In reconciling the three approaches, Allen indicated that he used the sales-comparison approach as the primary indicator of value, the income approach was "considered an important indicator of value but is secondary to the [s]ales [c]omparison approach," and because of the "significant amount of obsolescence associated with the subject building improvements," "[t]he [c]ost [a]pproach is not considered a primary indication of value; rather it will serve as a 'check' to the value conclusions reached via the [i]ncome and [s]ales [a]pproaches." Based on this reconciliation, Allen reached the following fair market value conclusions regarding the property: (1) 2009—$4,120,000, (2) 2010—$3,740,000, and (3) 2011—$3,510,000.
In Closser's appraisal, he indicated that he valued the fee simple interest of the property and that the HBU was "[c]ontinued use as a Lowe's home-improvement center." Closser explained that because there is no other home improvement store in the area, "a home-improvement center would appear to be a good choice for a big-box store for the site[,]" and that "[t]he improvements . . . closely resemble the ideal improvement and therefore the subject building, as constructed on the site, represents the highest and best use of the property as improved."
Closser reached the following valuation conclusion, rounded, pursuant to the cost approach, "based upon the replacement cost new of the building, less depreciation, plus the depreciated cost of the site improvements and the value of the site assumed vacant and available for development to its highest and best use": (1) for 2009—$10,075,000, (2) for 2010— $10,500,000.

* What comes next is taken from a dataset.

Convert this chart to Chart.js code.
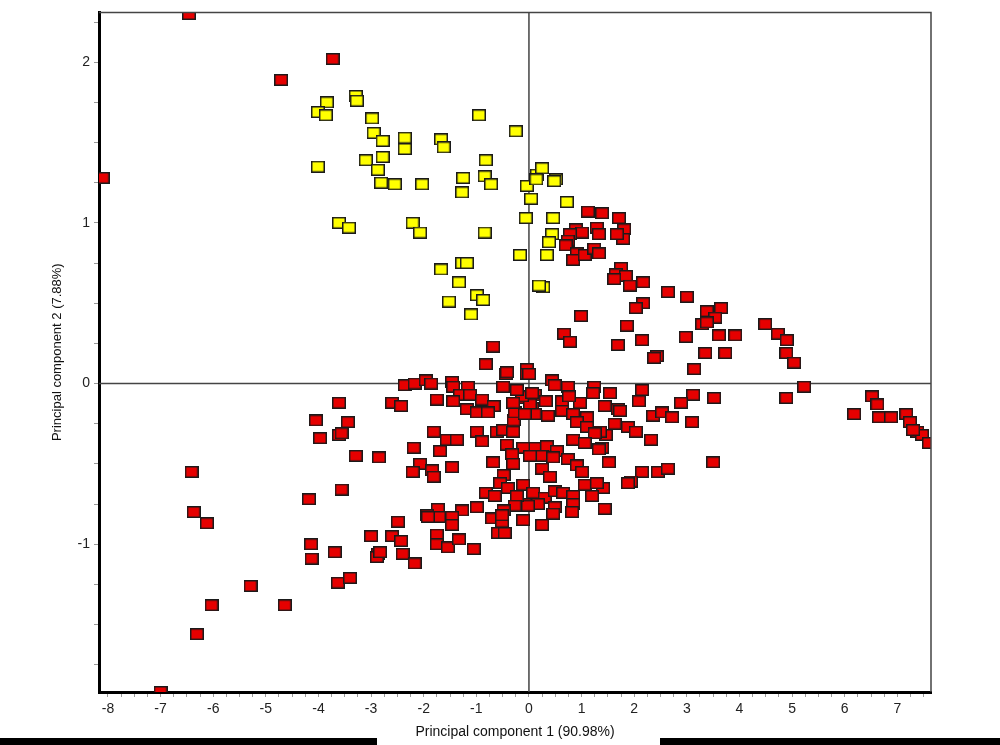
<!DOCTYPE html>
<html>
<head>
<meta charset="utf-8">
<script src="https://cdn.jsdelivr.net/npm/chart.js@4.4.1/dist/chart.umd.min.js"></script>
<style>
  html, body { margin: 0; padding: 0; background: #fff; }
  #wrap { position: relative; width: 1000px; height: 745px; }
</style>
</head>
<body>
<div id="wrap"><canvas id="pcaChart"></canvas></div>
<script>
// Axis ranges and tick labels
const xRange = [-8.17, 7.64];
const yRange = [-1.92, 2.31];
const xTickLabels = [-8, -7, -6, -5, -4, -3, -2, -1, 0, 1, 2, 3, 4, 5, 6, 7];
const yTickLabels = [-1, 0, 1, 2];
const minorStep = 0.25;

// Score values [PC1, PC2], yellow group
const yellowScores = [
    [-3.84, 1.75], [-4.01, 1.69], [-3.86, 1.67], [-3.29, 1.79], [-3.27, 1.76],
    [-2.98, 1.65], [-2.95, 1.56], [-2.78, 1.51], [-2.36, 1.53], [-2.36, 1.46],
    [-1.67, 1.52], [-1.62, 1.47], [-0.95, 1.67], [-0.25, 1.57], [-4.01, 1.35],
    [-3.10, 1.39], [-2.78, 1.41], [-2.87, 1.33], [-2.81, 1.25], [-2.55, 1.24],
    [-2.03, 1.24], [-1.25, 1.28], [-1.27, 1.19], [-0.82, 1.39], [-0.84, 1.29],
    [-0.72, 1.24], [-0.04, 1.23], [0.15, 1.30], [0.25, 1.34], [0.51, 1.27],
    [0.48, 1.26], [0.04, 1.15], [-0.06, 1.03], [0.46, 1.03], [0.72, 1.13],
    [-3.61, 1.00], [-3.42, 0.97], [-2.21, 1.00], [-2.07, 0.94], [-0.84, 0.94],
    [-0.17, 0.80], [0.34, 0.80], [0.44, 0.93], [0.38, 0.88], [-1.67, 0.71],
    [-1.27, 0.75], [-1.18, 0.75], [-1.33, 0.63], [-1.52, 0.51], [-0.99, 0.55],
    [-0.87, 0.52], [-1.10, 0.43], [0.27, 0.60], [0.19, 0.61], [0.14, 1.27]
];

// Score values [PC1, PC2], red group
const redScores = [
    // outliers
    [-6.46, 2.30], [-4.71, 1.89], [-3.73, 2.02], [-8.10, 1.28], [-7.00, -1.92],
    // upper right arm
    [1.12, 1.07], [1.39, 1.06], [1.71, 1.03], [1.81, 0.96], [1.79, 0.90],
    [1.67, 0.93], [0.89, 0.96], [1.01, 0.94], [0.78, 0.93], [0.74, 0.89],
    [0.70, 0.86], [1.29, 0.97], [1.33, 0.93], [0.91, 0.81], [0.84, 0.77],
    [1.06, 0.80], [1.24, 0.84], [1.33, 0.81], [1.75, 0.72], [1.65, 0.68],
    [1.84, 0.67], [1.62, 0.65], [1.92, 0.61], [2.17, 0.63], [2.64, 0.57],
    [3.00, 0.54], [3.38, 0.45], [3.65, 0.47], [3.54, 0.41], [3.29, 0.37],
    [3.38, 0.38], [2.17, 0.50], [2.03, 0.47], [0.99, 0.42], [1.86, 0.36],
    [0.67, 0.31], [0.78, 0.26], [2.15, 0.27], [1.69, 0.24], [2.98, 0.29],
    [3.61, 0.30], [3.92, 0.30], [2.43, 0.17], [2.38, 0.16], [3.35, 0.19],
    [3.73, 0.19], [3.14, 0.09], [4.49, 0.37], [4.73, 0.31], [4.90, 0.27],
    [4.89, 0.19], [5.04, 0.13], [-0.04, 0.09], [-0.04, 0.06], [-0.44, 0.06],
    [-0.68, 0.23], [-0.82, 0.12], [0.00, 0.06], [-0.42, 0.07],
    // right tail
    [5.23, -0.02], [4.89, -0.09], [6.52, -0.08], [6.62, -0.13], [6.18, -0.19],
    [6.65, -0.21], [6.88, -0.21], [7.17, -0.19], [7.24, -0.24], [7.38, -0.30],
    [7.47, -0.32], [7.60, -0.37], [7.30, -0.29],
    // right of centre
    [1.54, -0.06], [1.44, -0.14], [1.69, -0.16], [2.15, -0.04], [2.09, -0.11],
    [3.12, -0.07], [3.52, -0.09], [2.89, -0.12], [2.36, -0.20], [2.53, -0.18],
    [2.72, -0.21], [3.10, -0.24], [1.63, -0.25], [1.88, -0.27], [2.03, -0.30],
    [1.46, -0.32], [2.32, -0.35], [1.39, -0.40], [1.52, -0.49], [3.50, -0.49],
    [2.15, -0.55], [2.45, -0.55], [2.64, -0.53], [1.94, -0.61], [1.41, -0.65],
    [0.44, 0.02], [0.49, -0.01], [0.74, -0.02], [1.24, -0.02], [1.22, -0.06],
    [0.11, -0.07], [-0.11, -0.09], [0.32, -0.11], [0.63, -0.11], [0.97, -0.12],
    [0.76, -0.08], [0.06, -0.15], [0.02, -0.19], [0.36, -0.20], [0.63, -0.17],
    [0.84, -0.19], [1.10, -0.21], [0.91, -0.24], [1.10, -0.27], [1.35, -0.30],
    [1.25, -0.31], [0.84, -0.35], [1.06, -0.37], [1.33, -0.41], [0.11, -0.40],
    [-0.11, -0.40], [0.34, -0.39], [0.53, -0.42], [0.25, -0.45], [0.02, -0.45],
    [0.46, -0.46], [0.74, -0.47], [0.25, -0.53], [0.91, -0.51], [1.01, -0.55],
    [0.40, -0.58], [-0.11, -0.63], [0.08, -0.68], [0.30, -0.71], [0.49, -0.67],
    [0.65, -0.68], [0.84, -0.70], [1.06, -0.63], [1.29, -0.62], [1.20, -0.70],
    [0.84, -0.75], [0.49, -0.77], [0.17, -0.75], [-0.08, -0.75], [1.44, -0.78],
    [0.82, -0.80], [0.46, -0.81], [-0.11, -0.85], [0.25, -0.88], [1.88, -0.62],
    [1.73, -0.17], [-0.02, -0.76], [0.02, -0.13], [-0.13, -0.08],
    // left of centre
    [-2.36, -0.01], [-2.17, 0.00], [-1.96, 0.02], [-1.86, 0.00], [-1.46, 0.01],
    [-1.44, -0.02], [-1.16, -0.02], [-1.31, -0.07], [-1.12, -0.07], [-1.75, -0.10],
    [-1.44, -0.11], [-0.89, -0.10], [-0.67, -0.14], [-1.18, -0.16], [-0.99, -0.18],
    [-0.78, -0.18], [-2.60, -0.12], [-2.43, -0.14], [-1.81, -0.30], [-1.56, -0.35],
    [-1.37, -0.35], [-1.69, -0.42], [-2.19, -0.40], [-2.85, -0.46], [-0.99, -0.30],
    [-0.89, -0.36], [-0.61, -0.30], [-0.49, -0.29], [-0.30, -0.30], [-0.42, -0.38],
    [-0.29, -0.23], [-0.27, -0.18], [-0.30, -0.12], [-0.49, -0.02], [-0.23, -0.04],
    [0.06, -0.06], [0.11, -0.19], [-0.08, -0.19], [-0.32, -0.44], [-0.30, -0.50],
    [-0.68, -0.49], [-2.07, -0.50], [-1.84, -0.54], [-1.81, -0.58], [-2.21, -0.55],
    [-1.46, -0.52], [-0.48, -0.57], [-0.55, -0.62], [-0.82, -0.68], [-0.65, -0.70],
    [-0.40, -0.65], [-0.23, -0.70], [-0.27, -0.76], [-0.48, -0.79], [-0.70, -0.84],
    [-0.99, -0.77], [-1.27, -0.79], [-1.46, -0.83], [-1.73, -0.78], [-1.94, -0.82],
    [-1.71, -0.83], [-1.46, -0.88], [-0.51, -0.86], [-0.59, -0.93], [-0.46, -0.93],
    [-2.49, -0.86], [-3.00, -0.95], [-2.60, -0.95], [-2.43, -0.98], [-1.75, -0.94],
    [-1.75, -1.00], [-1.54, -1.02], [-1.33, -0.97], [-1.05, -1.03], [-2.87, -1.06],
    [-2.89, -1.08], [-2.40, -1.06], [-2.17, -1.12], [-0.51, -0.82], [-1.92, -0.83],
    [-2.83, -1.05],
    // far left
    [-3.61, -0.12], [-4.05, -0.23], [-3.44, -0.24], [-3.97, -0.34], [-3.61, -0.32],
    [-3.29, -0.45], [-6.41, -0.55], [-3.56, -0.66], [-4.18, -0.72], [-6.37, -0.80],
    [-6.12, -0.87], [-4.14, -1.00], [-4.13, -1.09], [-3.69, -1.05], [-3.63, -1.24],
    [-3.40, -1.21], [-5.29, -1.26], [-6.03, -1.38], [-4.64, -1.38], [-6.31, -1.56],
    [-3.56, -0.31]
];

// small filled box used as the marker
function makeMarker(fill) {
    const c = document.createElement('canvas');
    c.width = 14;
    c.height = 12;
    const g = c.getContext('2d');
    g.fillStyle = fill;
    g.fillRect(0, 0, 14, 12);
    g.strokeStyle = '#1a1a1a';
    g.lineWidth = 1.5;
    g.strokeRect(0.75, 0.75, 12.5, 10.5);
    return c;
}

function minorTicks(scale) {
    const list = [];
    const start = Math.ceil(scale.min / minorStep) * minorStep;
    for (let v = start; v <= scale.max + 1e-9; v += minorStep) {
        list.push({ value: Math.round(v * 100) / 100 });
    }
    scale.ticks = list;
}

// frame on top/right, zero lines and the dark bars under the picture
const framePlugin = {
    id: 'frame',
    beforeDatasetsDraw(chart) {
        const { ctx, chartArea: a, scales } = chart;
        ctx.save();
        ctx.strokeStyle = '#444';
        ctx.lineWidth = 1.5;
        const x0 = scales.x.getPixelForValue(0);
        const y0 = scales.y.getPixelForValue(0);
        ctx.beginPath();
        ctx.moveTo(x0, a.top); ctx.lineTo(x0, a.bottom);
        ctx.moveTo(a.left, y0); ctx.lineTo(a.right, y0);
        ctx.stroke();
        ctx.restore();
    },
    afterDraw(chart) {
        const { ctx, chartArea: a } = chart;
        ctx.save();
        ctx.strokeStyle = '#444';
        ctx.lineWidth = 1.5;
        ctx.beginPath();
        ctx.moveTo(a.left, a.top); ctx.lineTo(a.right, a.top); ctx.lineTo(a.right, a.bottom);
        ctx.stroke();
        ctx.fillStyle = '#000';
        ctx.fillRect(0, 738, 377, 7);
        ctx.fillRect(660, 738, 340, 7);
        ctx.restore();
    }
};

document.addEventListener('DOMContentLoaded', () => {
    const toPoints = arr => arr.map(p => ({ x: p[0], y: p[1] }));
    const tickFont = { family: 'Liberation Sans', size: 14 };

    new Chart(document.getElementById('pcaChart').getContext('2d'), {
        type: 'scatter',
        data: {
            datasets: [
                {
                    label: 'Red group',
                    data: toPoints(redScores),
                    pointStyle: makeMarker('#e60000'),
                    pointRadius: 7,
                    clip: 0
                },
                {
                    label: 'Yellow group',
                    data: toPoints(yellowScores),
                    pointStyle: makeMarker('#ffff00'),
                    pointRadius: 7,
                    clip: 0
                }
            ]
        },
        options: {
            responsive: true,
            maintainAspectRatio: false,
            animation: false,
            devicePixelRatio: 1,
            layout: { padding: { left: 46, right: 69, top: 12, bottom: 0 } },
            plugins: {
                legend: { display: false },
                tooltip: { enabled: false }
            },
            scales: {
                x: {
                    type: 'linear',
                    min: xRange[0],
                    max: xRange[1],
                    afterBuildTicks: minorTicks,
                    afterFit: s => { s.height = 53; },
                    grid: { display: true, drawOnChartArea: false, drawTicks: true, tickLength: 5, color: '#999' },
                    border: { display: true, color: '#000', width: 3 },
                    ticks: {
                        autoSkip: false,
                        maxRotation: 0,
                        padding: 4,
                        color: '#222',
                        font: tickFont,
                        callback: v => xTickLabels.includes(v) ? String(v) : ''
                    },
                    title: {
                        display: true,
                        text: 'Principal component 1 (90.98%)',
                        color: '#111',
                        font: { family: 'Liberation Sans', size: 14 },
                        padding: { top: 0, bottom: 4 }
                    }
                },
                y: {
                    type: 'linear',
                    min: yRange[0],
                    max: yRange[1],
                    afterBuildTicks: minorTicks,
                    afterFit: s => { s.width = 53; },
                    grid: { display: true, drawOnChartArea: false, drawTicks: true, tickLength: 5, color: '#999' },
                    border: { display: true, color: '#000', width: 3 },
                    ticks: {
                        autoSkip: false,
                        padding: 4,
                        color: '#222',
                        font: tickFont,
                        callback: v => yTickLabels.includes(v) ? String(v) : ''
                    },
                    title: {
                        display: true,
                        text: 'Principal component 2 (7.88%)',
                        color: '#111',
                        font: { family: 'Liberation Sans', size: 13 },
                        padding: { top: 4, bottom: 0 }
                    }
                }
            }
        },
        plugins: [framePlugin]
    });
});
</script>
</body>
</html>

In Closser's sales-comparison approach, he eliminated any comparables that were stores that closed "[b]ecause . . . the subject property is an occupied store[.]" Closser was left with 10 comparable properties, which included "sale-leaseback transactions, sales of leased properties from one investor to another[,] and sales of leased properties from the landlord to the tenant." Morever, three of these sales were Shopko stores that were all involved in a large sale-leaseback transaction involving all 178 Shopko stores in the chain. Closser reached the following valuation conclusions, rounded, using the sales-comparison approach: (1) 2009—$9,070,000, and (2) 2010—$9,910,000.
In Closser's income approach, he based his valuation conclusion on six of the 10 comparable properties used in his sales-comparison approach. Closser reached the following valuation conclusions, rounded, using this approach: (1) 2009—$9,600,000, and (2) 2010— $9,725,000.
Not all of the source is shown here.